(WHAT YOU WILL DO): Include the line containing "plt.rcParams['font.family'] = ['Liberation" and all lines before it, repeated exactly from the listing below, without pictures.

(DATA EXCERPT):
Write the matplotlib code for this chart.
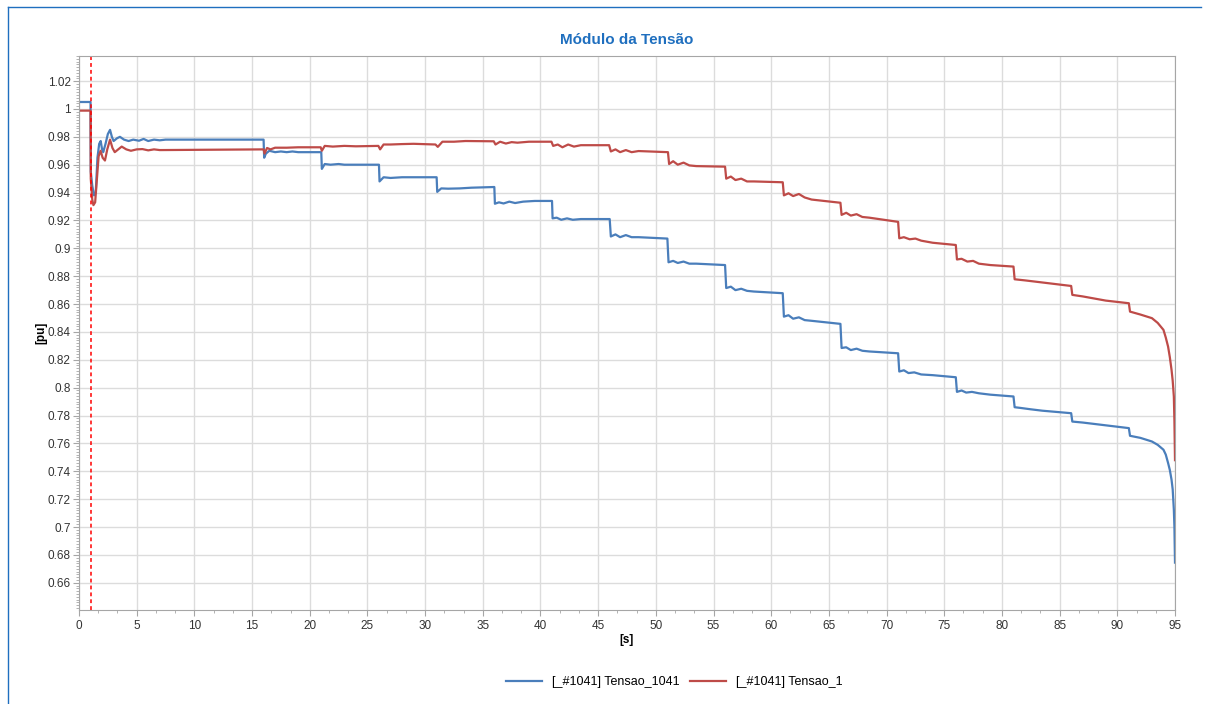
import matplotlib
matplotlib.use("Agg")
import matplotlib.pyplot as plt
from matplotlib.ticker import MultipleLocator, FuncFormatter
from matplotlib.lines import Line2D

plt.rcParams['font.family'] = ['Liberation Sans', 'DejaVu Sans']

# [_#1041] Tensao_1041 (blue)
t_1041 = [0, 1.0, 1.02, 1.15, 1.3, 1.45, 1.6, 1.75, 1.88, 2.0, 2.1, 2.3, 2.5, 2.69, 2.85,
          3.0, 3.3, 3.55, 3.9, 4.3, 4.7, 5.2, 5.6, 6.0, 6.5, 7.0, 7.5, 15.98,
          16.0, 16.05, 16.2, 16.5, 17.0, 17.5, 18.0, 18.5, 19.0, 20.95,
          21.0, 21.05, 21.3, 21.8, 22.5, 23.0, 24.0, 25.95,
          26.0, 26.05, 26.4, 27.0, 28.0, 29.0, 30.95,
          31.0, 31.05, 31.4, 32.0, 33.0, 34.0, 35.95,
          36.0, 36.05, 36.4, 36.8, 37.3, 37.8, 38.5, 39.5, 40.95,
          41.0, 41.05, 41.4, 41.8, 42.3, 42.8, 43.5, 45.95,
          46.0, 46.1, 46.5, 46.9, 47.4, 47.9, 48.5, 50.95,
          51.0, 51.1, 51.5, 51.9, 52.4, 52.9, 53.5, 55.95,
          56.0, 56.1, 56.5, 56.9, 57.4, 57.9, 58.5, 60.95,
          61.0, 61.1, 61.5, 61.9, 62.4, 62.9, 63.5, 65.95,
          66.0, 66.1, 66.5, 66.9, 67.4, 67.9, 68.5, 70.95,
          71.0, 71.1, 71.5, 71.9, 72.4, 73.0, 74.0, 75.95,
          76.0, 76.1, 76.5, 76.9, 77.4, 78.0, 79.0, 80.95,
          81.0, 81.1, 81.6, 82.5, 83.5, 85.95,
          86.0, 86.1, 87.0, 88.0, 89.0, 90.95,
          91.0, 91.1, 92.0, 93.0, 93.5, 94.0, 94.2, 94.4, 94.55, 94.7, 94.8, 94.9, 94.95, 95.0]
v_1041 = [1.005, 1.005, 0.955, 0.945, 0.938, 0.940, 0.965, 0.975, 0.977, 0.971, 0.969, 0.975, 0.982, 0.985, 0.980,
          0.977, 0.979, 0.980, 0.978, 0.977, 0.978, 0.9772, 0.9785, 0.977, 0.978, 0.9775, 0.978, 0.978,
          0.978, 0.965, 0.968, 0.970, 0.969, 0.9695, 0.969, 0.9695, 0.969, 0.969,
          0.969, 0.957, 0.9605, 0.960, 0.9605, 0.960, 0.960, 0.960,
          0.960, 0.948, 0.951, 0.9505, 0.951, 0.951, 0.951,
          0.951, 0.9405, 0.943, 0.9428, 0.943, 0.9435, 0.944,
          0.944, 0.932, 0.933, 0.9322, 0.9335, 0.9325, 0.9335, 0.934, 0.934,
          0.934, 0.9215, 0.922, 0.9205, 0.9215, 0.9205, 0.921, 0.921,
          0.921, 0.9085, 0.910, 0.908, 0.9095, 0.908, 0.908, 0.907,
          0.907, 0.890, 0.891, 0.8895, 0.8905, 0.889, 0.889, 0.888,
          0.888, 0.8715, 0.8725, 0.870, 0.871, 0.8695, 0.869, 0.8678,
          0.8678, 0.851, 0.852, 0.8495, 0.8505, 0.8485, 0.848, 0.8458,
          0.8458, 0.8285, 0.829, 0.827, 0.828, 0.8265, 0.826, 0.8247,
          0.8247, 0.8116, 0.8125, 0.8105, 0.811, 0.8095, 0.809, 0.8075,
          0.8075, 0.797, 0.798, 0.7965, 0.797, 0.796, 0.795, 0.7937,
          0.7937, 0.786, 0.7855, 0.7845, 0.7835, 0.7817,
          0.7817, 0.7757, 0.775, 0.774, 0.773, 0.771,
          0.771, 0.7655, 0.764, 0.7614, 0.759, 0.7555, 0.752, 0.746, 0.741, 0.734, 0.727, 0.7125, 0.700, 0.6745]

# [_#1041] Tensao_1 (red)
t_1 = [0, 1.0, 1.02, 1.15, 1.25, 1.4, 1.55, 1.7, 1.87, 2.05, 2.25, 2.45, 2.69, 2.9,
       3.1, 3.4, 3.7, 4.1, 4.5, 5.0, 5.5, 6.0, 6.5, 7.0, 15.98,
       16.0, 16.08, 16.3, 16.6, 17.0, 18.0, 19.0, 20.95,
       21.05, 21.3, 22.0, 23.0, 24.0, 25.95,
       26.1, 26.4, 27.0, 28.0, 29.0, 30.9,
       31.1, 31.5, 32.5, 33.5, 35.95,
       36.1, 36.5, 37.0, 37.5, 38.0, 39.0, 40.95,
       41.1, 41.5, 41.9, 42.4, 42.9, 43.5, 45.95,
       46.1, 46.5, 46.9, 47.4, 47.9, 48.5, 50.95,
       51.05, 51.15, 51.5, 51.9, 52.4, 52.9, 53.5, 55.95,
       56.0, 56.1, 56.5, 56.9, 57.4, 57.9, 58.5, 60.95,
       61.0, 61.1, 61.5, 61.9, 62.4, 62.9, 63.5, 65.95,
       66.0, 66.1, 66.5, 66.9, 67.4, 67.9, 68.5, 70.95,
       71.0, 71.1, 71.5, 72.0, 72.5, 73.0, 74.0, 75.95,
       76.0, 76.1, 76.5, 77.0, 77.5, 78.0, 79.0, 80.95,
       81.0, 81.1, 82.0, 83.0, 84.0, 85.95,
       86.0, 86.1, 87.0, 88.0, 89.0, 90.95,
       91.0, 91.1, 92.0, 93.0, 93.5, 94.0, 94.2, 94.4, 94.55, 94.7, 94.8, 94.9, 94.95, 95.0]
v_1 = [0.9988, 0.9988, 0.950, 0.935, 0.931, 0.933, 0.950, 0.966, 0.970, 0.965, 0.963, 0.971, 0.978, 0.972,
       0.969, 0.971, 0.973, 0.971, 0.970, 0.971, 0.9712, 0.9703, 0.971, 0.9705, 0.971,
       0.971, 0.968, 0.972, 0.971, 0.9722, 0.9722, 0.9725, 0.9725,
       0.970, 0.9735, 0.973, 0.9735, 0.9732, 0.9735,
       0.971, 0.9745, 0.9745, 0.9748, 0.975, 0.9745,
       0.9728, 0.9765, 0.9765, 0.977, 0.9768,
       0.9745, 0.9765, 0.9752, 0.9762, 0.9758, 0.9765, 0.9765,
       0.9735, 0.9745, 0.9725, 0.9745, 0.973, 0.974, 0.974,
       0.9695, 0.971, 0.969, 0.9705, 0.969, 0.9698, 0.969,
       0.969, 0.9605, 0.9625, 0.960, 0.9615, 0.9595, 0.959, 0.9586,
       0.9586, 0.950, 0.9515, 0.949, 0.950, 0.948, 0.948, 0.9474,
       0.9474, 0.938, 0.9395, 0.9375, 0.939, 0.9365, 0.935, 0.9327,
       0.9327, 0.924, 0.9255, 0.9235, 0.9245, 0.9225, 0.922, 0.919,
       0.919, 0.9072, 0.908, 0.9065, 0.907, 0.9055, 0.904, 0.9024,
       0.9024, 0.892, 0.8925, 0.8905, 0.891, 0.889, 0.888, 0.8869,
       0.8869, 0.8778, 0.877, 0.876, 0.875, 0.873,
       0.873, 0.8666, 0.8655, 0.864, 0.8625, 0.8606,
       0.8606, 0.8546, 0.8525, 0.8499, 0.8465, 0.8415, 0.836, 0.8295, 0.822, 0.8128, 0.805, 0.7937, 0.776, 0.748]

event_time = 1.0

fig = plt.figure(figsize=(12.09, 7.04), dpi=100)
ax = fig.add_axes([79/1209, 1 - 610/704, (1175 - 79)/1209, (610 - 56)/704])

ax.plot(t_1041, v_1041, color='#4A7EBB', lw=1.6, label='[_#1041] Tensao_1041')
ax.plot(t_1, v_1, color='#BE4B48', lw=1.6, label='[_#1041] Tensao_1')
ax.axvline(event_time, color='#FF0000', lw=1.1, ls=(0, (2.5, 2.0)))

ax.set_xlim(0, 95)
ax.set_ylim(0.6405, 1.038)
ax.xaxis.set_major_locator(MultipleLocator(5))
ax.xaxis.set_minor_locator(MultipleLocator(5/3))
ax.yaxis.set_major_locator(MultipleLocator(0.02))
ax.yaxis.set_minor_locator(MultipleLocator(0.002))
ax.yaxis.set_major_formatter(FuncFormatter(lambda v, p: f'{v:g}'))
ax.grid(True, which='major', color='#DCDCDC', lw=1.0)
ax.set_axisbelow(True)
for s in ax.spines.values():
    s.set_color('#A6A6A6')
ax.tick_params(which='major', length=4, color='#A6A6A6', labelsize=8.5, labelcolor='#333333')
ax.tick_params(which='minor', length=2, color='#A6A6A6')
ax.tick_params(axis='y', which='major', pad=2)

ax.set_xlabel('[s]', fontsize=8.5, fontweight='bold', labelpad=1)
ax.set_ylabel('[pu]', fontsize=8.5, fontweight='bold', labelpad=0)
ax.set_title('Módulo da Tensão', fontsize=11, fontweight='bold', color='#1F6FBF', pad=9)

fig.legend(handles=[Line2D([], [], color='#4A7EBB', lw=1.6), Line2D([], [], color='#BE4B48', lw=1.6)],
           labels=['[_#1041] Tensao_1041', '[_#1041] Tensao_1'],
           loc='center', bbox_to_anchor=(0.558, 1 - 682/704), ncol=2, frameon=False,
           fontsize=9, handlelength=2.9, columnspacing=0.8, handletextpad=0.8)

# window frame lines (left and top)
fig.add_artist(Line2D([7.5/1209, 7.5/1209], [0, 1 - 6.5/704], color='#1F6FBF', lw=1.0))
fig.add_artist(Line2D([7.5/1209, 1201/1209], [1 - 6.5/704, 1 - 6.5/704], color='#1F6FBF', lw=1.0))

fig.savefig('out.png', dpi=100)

(WRITTEN RESPONSE):
Write the matplotlib code for this chart.
import matplotlib
matplotlib.use("Agg")
import matplotlib.pyplot as plt
from matplotlib.ticker import MultipleLocator, FuncFormatter
from matplotlib.lines import Line2D

plt.rcParams['font.family'] = ['Liberation Sans', 'DejaVu Sans']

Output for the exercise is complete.